Personally, Panzer III is one of my favourite vehicles from WW2 and I always wondered how it could have been missed by PeKo so far. The situation changes now with a new, 14th volume of their “World War Two Photobook Series” narrated by Tom Cockle, the researcher that consults Dragon Models on their Panzer III series. Great images and excellent author, what else do we need? Let’s have a look under the cover!
This title is a landscape format book with a hard cover and 112 pages inside. Printed on high quality glossy paper it is written in both English and Hungarian and besides the two page introduction it contains full page photographs of Panzer III in different conditions with bilingual captions. The photographs come from private collections of Peter Kocsis, James Haley, Thomas Anderson, Wolfgang Zimmermann, Hilary Luis Doyle and a number of archives. Most of them are unknown to me and a few of those I have seen in a poor resolution.
The introduction written by Tom is very thorough and I really like that he described all modifications of Panzer III from Ausf. A to Ausf. N highlighting the key changes and various features. Clearly, this is a comprehensive guide for those who would like to understand differences between various versions in a simple way. It also includes production numbers which contain both original chassis and converted.
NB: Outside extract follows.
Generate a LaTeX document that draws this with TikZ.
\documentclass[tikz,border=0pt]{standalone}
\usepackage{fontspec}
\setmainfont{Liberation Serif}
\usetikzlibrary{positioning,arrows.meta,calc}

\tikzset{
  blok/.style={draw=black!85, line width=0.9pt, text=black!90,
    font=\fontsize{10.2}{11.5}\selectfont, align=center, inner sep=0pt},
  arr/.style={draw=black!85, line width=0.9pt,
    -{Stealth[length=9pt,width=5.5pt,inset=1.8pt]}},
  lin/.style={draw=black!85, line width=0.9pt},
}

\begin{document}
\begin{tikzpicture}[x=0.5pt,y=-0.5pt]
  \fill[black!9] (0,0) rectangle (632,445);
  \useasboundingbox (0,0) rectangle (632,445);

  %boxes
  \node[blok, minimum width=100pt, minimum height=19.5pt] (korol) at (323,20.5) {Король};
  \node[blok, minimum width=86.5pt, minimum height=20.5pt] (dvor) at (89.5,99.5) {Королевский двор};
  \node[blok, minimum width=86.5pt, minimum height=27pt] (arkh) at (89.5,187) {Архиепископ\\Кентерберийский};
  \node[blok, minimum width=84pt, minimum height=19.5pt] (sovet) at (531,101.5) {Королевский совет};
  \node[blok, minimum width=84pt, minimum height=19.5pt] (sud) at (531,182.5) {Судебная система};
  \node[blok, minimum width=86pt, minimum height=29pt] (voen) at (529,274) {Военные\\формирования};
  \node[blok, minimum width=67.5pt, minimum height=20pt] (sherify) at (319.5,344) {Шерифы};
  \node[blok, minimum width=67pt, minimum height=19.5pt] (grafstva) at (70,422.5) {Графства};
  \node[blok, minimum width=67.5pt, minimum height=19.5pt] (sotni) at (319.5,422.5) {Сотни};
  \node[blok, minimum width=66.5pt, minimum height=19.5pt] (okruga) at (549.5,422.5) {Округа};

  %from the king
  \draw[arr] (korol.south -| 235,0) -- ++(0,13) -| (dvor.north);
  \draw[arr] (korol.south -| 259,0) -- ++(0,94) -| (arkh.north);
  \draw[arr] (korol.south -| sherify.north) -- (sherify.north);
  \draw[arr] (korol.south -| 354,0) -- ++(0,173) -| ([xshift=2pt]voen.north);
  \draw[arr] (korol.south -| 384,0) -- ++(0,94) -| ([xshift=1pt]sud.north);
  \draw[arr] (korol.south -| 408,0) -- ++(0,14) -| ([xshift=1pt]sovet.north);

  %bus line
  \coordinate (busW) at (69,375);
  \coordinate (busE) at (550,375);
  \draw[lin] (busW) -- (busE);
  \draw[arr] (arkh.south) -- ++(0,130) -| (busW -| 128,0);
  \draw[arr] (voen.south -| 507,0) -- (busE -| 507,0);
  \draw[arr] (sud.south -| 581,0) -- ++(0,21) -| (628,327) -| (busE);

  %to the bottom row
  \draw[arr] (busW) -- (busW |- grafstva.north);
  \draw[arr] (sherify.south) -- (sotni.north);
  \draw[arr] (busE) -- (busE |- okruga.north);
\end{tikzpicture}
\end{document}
Similar to the introduction the photographs start with Ausf. A in Poland in 1939 and follow the path of Panzer III until the last days of war in Norway, 1945. Under each photograph the author highlights important aspects that allow identification of production version, one also gets to know the unit (where possible) and time of photography. Interestingly, many of the photographs show vehicles that have mixed features like different road wheels, or early style tracks on the 95mm wide road wheels and vice-a-versa. Other mixed features include L/42 gun but without armour upgrades or Ausf. F in the middle of the upgrade to Ausf. G features. Many of those Panzer III are shown during the movement or stationed, while there are plenty of knocked out examples. The high quality of photographs allow seeing different details and would be a great source of inspiration for a modeller as they show small nuances that can be used either during build or painting. All theatres of war are present – Poland, France, Africa and of course Soviet Union. Many tanks have interesting camouflages including some very attractive winter paint schemes that would be great to show on a model. Or how about making a field workshop turret stowage bin on an early version? Or S-mine dischargers on the Ausf. L? And already mentioned Panzer III in Norway have interesting Zimmerit patterns and side skirts.
What to say? This is a great title for those who like Panzer III and you will find a lot of inspiration for modelling in it. The comprehensive introduction and professional narration make it stand out.
Highs: Finally we have a Panzer III dedicated volume from PeKo! Very good photographs with excellent research from Tom Cockle (consultant of DLM on Panzer III series).Lows: NoneVerdict: Very highly recommended.